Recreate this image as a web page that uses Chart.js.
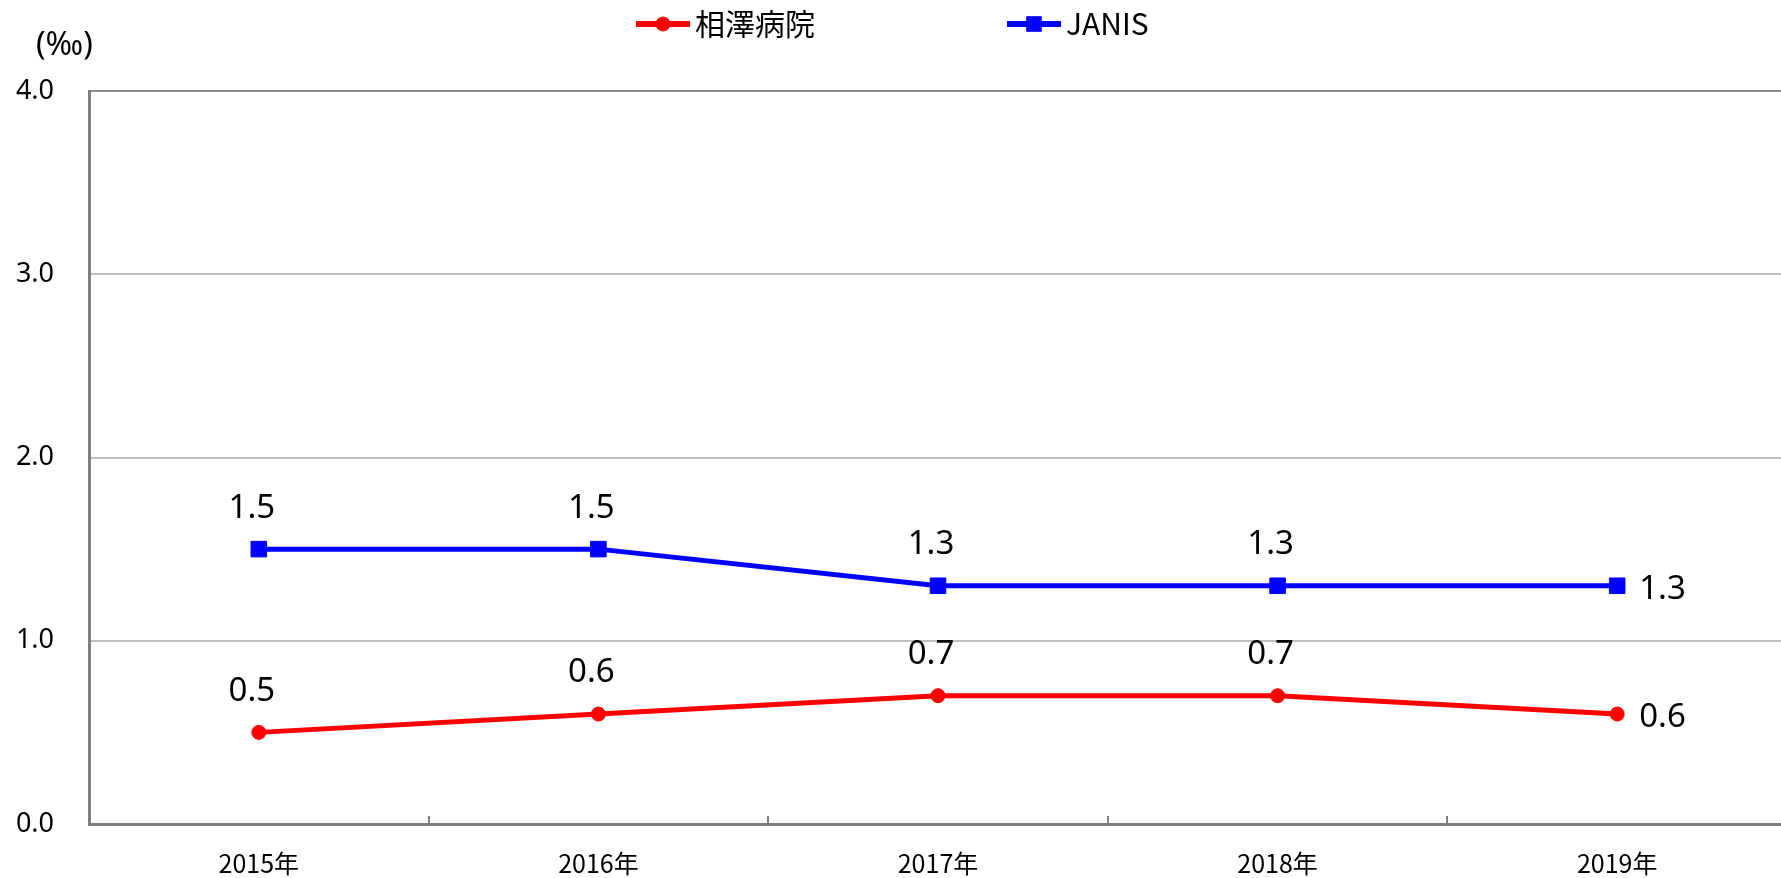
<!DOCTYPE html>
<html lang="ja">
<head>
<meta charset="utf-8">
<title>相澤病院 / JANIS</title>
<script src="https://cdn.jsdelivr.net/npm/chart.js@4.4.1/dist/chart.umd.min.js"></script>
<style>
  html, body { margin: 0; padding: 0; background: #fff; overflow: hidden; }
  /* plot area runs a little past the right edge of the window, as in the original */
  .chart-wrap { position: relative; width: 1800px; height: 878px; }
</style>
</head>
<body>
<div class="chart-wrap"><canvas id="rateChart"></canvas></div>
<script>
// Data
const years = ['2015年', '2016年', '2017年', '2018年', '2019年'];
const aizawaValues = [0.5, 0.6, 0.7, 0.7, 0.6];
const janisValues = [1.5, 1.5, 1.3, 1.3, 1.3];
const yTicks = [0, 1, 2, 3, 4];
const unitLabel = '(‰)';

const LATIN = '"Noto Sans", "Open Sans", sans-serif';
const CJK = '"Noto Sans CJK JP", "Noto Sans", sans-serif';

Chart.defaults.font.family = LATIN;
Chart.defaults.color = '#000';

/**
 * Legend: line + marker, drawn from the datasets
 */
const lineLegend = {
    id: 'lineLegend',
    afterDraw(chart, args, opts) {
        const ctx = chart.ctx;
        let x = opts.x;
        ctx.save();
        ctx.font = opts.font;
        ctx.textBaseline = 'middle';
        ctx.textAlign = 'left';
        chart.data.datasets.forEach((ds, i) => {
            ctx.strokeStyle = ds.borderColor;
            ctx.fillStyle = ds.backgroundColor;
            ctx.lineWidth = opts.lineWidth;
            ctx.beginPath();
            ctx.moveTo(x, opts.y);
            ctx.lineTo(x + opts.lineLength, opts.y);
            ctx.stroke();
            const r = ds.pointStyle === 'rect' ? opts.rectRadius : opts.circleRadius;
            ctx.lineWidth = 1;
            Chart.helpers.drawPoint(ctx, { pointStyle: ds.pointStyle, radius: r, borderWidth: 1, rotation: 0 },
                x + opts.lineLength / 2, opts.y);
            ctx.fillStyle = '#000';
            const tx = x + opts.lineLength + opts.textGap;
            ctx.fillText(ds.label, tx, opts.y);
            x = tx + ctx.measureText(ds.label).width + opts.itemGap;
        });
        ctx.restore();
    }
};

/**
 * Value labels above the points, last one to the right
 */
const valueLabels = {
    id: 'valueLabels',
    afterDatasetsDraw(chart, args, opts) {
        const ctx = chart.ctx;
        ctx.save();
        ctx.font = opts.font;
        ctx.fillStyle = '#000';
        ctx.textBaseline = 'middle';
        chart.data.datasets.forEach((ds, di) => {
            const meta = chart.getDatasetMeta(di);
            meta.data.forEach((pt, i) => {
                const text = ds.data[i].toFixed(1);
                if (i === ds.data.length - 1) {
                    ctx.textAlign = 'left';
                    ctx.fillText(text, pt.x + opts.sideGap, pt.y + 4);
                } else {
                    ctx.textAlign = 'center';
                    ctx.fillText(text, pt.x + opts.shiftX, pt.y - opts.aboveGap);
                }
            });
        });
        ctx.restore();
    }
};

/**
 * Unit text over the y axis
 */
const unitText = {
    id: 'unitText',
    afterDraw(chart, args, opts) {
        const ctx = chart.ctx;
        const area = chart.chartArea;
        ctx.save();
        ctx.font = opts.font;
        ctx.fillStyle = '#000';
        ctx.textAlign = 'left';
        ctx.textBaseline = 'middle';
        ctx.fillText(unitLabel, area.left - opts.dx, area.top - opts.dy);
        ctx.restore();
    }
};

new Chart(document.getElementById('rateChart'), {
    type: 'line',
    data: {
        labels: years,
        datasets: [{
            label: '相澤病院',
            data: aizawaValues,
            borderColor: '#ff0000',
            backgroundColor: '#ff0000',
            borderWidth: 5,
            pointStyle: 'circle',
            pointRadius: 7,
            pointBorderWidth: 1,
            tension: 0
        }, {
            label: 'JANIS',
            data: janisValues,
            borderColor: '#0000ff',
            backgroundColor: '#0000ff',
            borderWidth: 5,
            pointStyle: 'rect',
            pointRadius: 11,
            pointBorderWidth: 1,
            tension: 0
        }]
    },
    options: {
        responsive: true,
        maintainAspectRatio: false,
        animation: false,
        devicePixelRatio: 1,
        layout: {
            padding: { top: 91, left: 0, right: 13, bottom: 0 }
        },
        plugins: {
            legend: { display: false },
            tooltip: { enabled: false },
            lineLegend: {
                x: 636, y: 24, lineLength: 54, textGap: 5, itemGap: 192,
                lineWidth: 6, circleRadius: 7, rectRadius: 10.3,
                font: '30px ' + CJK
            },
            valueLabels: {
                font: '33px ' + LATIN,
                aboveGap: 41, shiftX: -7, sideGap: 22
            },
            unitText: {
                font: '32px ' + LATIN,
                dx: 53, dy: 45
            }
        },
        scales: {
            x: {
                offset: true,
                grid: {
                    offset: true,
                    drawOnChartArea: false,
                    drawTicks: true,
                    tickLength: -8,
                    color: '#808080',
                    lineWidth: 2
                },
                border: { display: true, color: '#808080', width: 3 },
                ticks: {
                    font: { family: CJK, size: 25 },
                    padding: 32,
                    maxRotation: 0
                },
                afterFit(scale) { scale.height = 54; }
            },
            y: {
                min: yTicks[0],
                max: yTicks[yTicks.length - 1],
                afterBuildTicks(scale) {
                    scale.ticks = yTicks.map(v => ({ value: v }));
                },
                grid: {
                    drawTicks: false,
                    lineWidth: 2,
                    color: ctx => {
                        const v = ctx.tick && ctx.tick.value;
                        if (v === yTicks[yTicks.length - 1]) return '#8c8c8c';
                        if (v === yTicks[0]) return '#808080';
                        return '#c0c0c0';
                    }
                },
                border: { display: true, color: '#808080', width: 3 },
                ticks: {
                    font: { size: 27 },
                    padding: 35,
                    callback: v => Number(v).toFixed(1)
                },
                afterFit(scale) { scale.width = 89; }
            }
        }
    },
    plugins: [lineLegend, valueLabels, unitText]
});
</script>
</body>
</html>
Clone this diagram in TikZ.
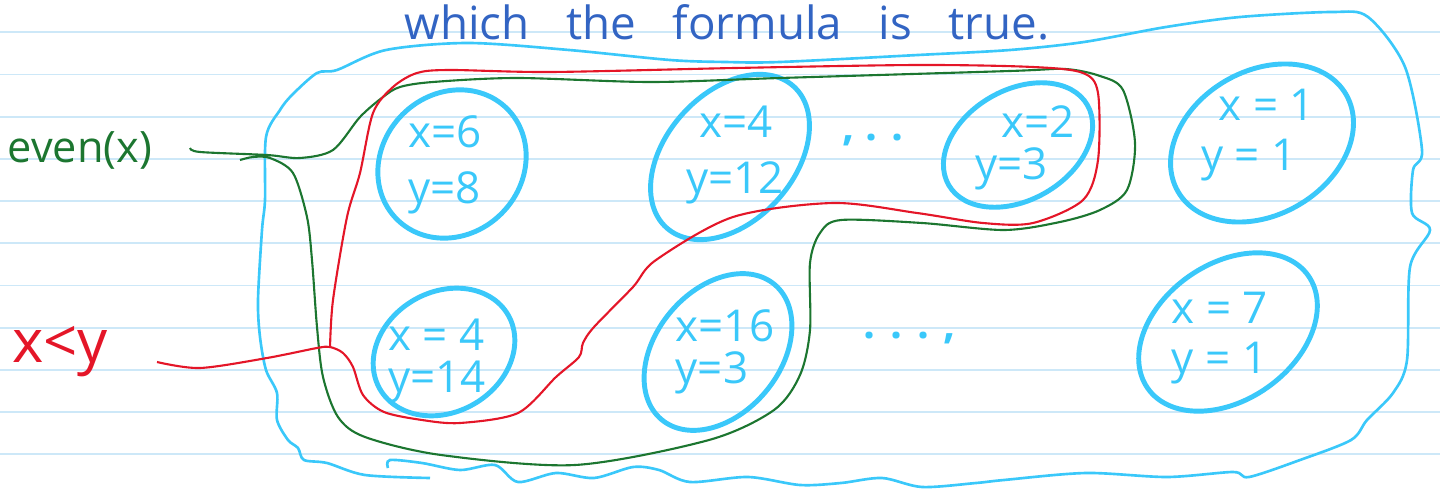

***

### DIRECTIVE
Restate, line by line and word for word, everything from the top of the material through the line that contains "Chart.defaults.color = '#000';". Leave pictures out.

### WRITTEN RESPONSE
Recreate this image as a web page that uses Chart.js.
<!DOCTYPE html>
<html lang="ja">
<head>
<meta charset="utf-8">
<title>相澤病院 / JANIS</title>
<script src="https://cdn.jsdelivr.net/npm/chart.js@4.4.1/dist/chart.umd.min.js"></script>
<style>
  html, body { margin: 0; padding: 0; background: #fff; overflow: hidden; }
  /* plot area runs a little past the right edge of the window, as in the original */
  .chart-wrap { position: relative; width: 1800px; height: 878px; }
</style>
</head>
<body>
<div class="chart-wrap"><canvas id="rateChart"></canvas></div>
<script>
// Data
const years = ['2015年', '2016年', '2017年', '2018年', '2019年'];
const aizawaValues = [0.5, 0.6, 0.7, 0.7, 0.6];
const janisValues = [1.5, 1.5, 1.3, 1.3, 1.3];
const yTicks = [0, 1, 2, 3, 4];
const unitLabel = '(‰)';

const LATIN = '"Noto Sans", "Open Sans", sans-serif';
const CJK = '"Noto Sans CJK JP", "Noto Sans", sans-serif';

Chart.defaults.font.family = LATIN;
Chart.defaults.color = '#000';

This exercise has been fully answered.